*Work instructions*.
Write out each line of the listing as it stands, without the images.

*Information given*.
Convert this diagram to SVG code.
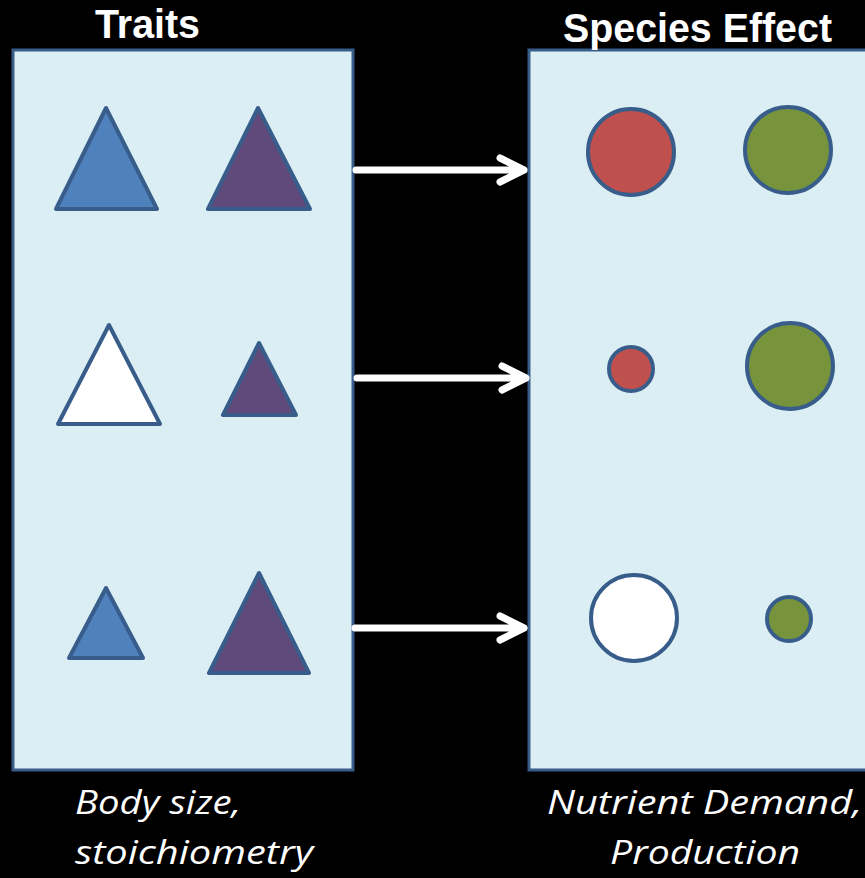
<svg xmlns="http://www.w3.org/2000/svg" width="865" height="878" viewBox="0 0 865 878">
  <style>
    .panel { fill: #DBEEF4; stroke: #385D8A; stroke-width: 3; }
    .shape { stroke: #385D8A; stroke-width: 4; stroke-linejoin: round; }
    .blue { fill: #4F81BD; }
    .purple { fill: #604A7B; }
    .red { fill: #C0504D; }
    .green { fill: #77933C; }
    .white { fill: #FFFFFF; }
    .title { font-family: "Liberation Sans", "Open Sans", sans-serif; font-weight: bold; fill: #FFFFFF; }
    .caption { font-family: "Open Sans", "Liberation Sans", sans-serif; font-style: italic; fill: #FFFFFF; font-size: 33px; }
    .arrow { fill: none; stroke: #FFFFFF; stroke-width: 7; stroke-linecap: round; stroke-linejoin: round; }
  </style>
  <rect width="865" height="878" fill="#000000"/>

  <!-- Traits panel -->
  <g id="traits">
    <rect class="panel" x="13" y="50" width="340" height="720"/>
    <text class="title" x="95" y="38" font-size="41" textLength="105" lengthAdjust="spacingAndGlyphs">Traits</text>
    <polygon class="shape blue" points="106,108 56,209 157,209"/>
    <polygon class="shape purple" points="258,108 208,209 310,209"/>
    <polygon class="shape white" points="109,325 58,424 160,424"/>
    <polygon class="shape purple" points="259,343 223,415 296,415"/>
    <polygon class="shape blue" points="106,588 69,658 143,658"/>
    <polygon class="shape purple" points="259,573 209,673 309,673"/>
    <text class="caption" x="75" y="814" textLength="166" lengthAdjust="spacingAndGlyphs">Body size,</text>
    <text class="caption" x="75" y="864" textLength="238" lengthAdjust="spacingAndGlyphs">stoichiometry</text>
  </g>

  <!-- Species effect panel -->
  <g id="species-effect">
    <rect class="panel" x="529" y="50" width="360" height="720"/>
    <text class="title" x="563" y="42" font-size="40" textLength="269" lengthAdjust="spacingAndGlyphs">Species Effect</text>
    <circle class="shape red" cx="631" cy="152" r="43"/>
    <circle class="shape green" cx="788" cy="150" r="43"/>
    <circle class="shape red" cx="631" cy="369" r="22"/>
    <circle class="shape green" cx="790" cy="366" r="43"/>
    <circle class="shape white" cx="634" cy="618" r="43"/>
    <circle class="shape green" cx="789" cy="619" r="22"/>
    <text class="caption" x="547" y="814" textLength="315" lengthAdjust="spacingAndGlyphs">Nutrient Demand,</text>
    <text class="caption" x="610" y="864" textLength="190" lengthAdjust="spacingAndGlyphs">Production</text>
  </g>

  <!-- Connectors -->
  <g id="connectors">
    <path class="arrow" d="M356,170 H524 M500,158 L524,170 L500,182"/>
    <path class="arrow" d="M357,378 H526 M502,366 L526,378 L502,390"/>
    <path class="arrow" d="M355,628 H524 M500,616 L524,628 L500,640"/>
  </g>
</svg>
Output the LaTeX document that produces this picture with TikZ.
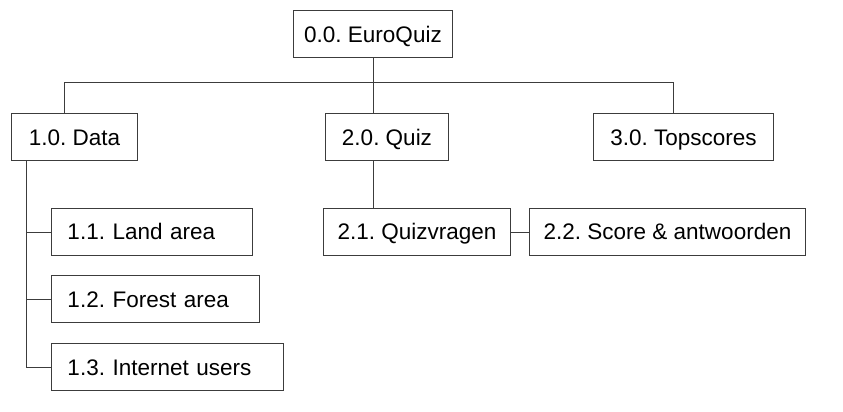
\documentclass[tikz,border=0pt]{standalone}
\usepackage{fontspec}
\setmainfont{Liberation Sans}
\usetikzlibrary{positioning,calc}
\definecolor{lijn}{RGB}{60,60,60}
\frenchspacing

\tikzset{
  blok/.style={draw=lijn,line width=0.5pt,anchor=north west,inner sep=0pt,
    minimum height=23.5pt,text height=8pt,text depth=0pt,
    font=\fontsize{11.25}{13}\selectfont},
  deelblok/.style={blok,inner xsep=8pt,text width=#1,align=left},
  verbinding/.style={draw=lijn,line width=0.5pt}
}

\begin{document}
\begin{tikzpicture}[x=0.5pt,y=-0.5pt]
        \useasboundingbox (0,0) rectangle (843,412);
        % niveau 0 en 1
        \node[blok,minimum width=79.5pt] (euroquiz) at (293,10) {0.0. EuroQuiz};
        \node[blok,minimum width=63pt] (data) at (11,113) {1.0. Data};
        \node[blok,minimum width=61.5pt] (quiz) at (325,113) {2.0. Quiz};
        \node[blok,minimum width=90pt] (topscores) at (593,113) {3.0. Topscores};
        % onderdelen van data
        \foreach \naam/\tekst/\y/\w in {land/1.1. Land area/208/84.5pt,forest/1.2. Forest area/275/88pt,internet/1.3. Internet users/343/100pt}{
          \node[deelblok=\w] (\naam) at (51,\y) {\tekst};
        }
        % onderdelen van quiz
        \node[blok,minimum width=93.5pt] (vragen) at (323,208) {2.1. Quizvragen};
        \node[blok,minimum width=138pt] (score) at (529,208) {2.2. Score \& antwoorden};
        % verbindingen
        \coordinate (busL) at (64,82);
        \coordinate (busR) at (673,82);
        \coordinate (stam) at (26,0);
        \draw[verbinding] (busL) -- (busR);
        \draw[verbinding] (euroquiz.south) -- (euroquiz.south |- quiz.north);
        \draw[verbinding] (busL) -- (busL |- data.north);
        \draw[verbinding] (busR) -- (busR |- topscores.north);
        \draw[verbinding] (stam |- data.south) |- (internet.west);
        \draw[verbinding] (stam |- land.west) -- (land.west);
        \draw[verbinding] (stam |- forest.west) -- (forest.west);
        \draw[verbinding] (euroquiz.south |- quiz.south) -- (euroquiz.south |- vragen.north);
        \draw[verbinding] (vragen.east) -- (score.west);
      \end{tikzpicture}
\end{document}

*Reply*.
Convert this diagram to SVG code.
<svg xmlns="http://www.w3.org/2000/svg" width="865" height="878" viewBox="0 0 865 878">
  <style>
    .panel { fill: #DBEEF4; stroke: #385D8A; stroke-width: 3; }
    .shape { stroke: #385D8A; stroke-width: 4; stroke-linejoin: round; }
    .blue { fill: #4F81BD; }
    .purple { fill: #604A7B; }
    .red { fill: #C0504D; }
    .green { fill: #77933C; }
    .white { fill: #FFFFFF; }
    .title { font-family: "Liberation Sans", "Open Sans", sans-serif; font-weight: bold; fill: #FFFFFF; }
    .caption { font-family: "Open Sans", "Liberation Sans", sans-serif; font-style: italic; fill: #FFFFFF; font-size: 33px; }
    .arrow { fill: none; stroke: #FFFFFF; stroke-width: 7; stroke-linecap: round; stroke-linejoin: round; }
  </style>
  <rect width="865" height="878" fill="#000000"/>

  <!-- Traits panel -->
  <g id="traits">
    <rect class="panel" x="13" y="50" width="340" height="720"/>
    <text class="title" x="95" y="38" font-size="41" textLength="105" lengthAdjust="spacingAndGlyphs">Traits</text>
    <polygon class="shape blue" points="106,108 56,209 157,209"/>
    <polygon class="shape purple" points="258,108 208,209 310,209"/>
    <polygon class="shape white" points="109,325 58,424 160,424"/>
    <polygon class="shape purple" points="259,343 223,415 296,415"/>
    <polygon class="shape blue" points="106,588 69,658 143,658"/>
    <polygon class="shape purple" points="259,573 209,673 309,673"/>
    <text class="caption" x="75" y="814" textLength="166" lengthAdjust="spacingAndGlyphs">Body size,</text>
    <text class="caption" x="75" y="864" textLength="238" lengthAdjust="spacingAndGlyphs">stoichiometry</text>
  </g>

  <!-- Species effect panel -->
  <g id="species-effect">
    <rect class="panel" x="529" y="50" width="360" height="720"/>
    <text class="title" x="563" y="42" font-size="40" textLength="269" lengthAdjust="spacingAndGlyphs">Species Effect</text>
    <circle class="shape red" cx="631" cy="152" r="43"/>
    <circle class="shape green" cx="788" cy="150" r="43"/>
    <circle class="shape red" cx="631" cy="369" r="22"/>
    <circle class="shape green" cx="790" cy="366" r="43"/>
    <circle class="shape white" cx="634" cy="618" r="43"/>
    <circle class="shape green" cx="789" cy="619" r="22"/>
    <text class="caption" x="547" y="814" textLength="315" lengthAdjust="spacingAndGlyphs">Nutrient Demand,</text>
    <text class="caption" x="610" y="864" textLength="190" lengthAdjust="spacingAndGlyphs">Production</text>
  </g>

  <!-- Connectors -->
  <g id="connectors">
    <path class="arrow" d="M356,170 H524 M500,158 L524,170 L500,182"/>
    <path class="arrow" d="M357,378 H526 M502,366 L526,378 L502,390"/>
    <path class="arrow" d="M355,628 H524 M500,616 L524,628 L500,640"/>
  </g>
</svg>
Output the LaTeX document that produces this picture with TikZ.
\documentclass[tikz,border=0pt]{standalone}
\usepackage{fontspec}
\setmainfont{Liberation Sans}
\usetikzlibrary{positioning,calc}
\definecolor{lijn}{RGB}{60,60,60}
\frenchspacing

\tikzset{
  blok/.style={draw=lijn,line width=0.5pt,anchor=north west,inner sep=0pt,
    minimum height=23.5pt,text height=8pt,text depth=0pt,
    font=\fontsize{11.25}{13}\selectfont},
  deelblok/.style={blok,inner xsep=8pt,text width=#1,align=left},
  verbinding/.style={draw=lijn,line width=0.5pt}
}

\begin{document}
\begin{tikzpicture}[x=0.5pt,y=-0.5pt]
        \useasboundingbox (0,0) rectangle (843,412);
        % niveau 0 en 1
        \node[blok,minimum width=79.5pt] (euroquiz) at (293,10) {0.0. EuroQuiz};
        \node[blok,minimum width=63pt] (data) at (11,113) {1.0. Data};
        \node[blok,minimum width=61.5pt] (quiz) at (325,113) {2.0. Quiz};
        \node[blok,minimum width=90pt] (topscores) at (593,113) {3.0. Topscores};
        % onderdelen van data
        \foreach \naam/\tekst/\y/\w in {land/1.1. Land area/208/84.5pt,forest/1.2. Forest area/275/88pt,internet/1.3. Internet users/343/100pt}{
          \node[deelblok=\w] (\naam) at (51,\y) {\tekst};
        }
        % onderdelen van quiz
        \node[blok,minimum width=93.5pt] (vragen) at (323,208) {2.1. Quizvragen};
        \node[blok,minimum width=138pt] (score) at (529,208) {2.2. Score \& antwoorden};
        % verbindingen
        \coordinate (busL) at (64,82);
        \coordinate (busR) at (673,82);
        \coordinate (stam) at (26,0);
        \draw[verbinding] (busL) -- (busR);
        \draw[verbinding] (euroquiz.south) -- (euroquiz.south |- quiz.north);
        \draw[verbinding] (busL) -- (busL |- data.north);
        \draw[verbinding] (busR) -- (busR |- topscores.north);
        \draw[verbinding] (stam |- data.south) |- (internet.west);
        \draw[verbinding] (stam |- land.west) -- (land.west);
        \draw[verbinding] (stam |- forest.west) -- (forest.west);
        \draw[verbinding] (euroquiz.south |- quiz.south) -- (euroquiz.south |- vragen.north);
        \draw[verbinding] (vragen.east) -- (score.west);
      \end{tikzpicture}
\end{document}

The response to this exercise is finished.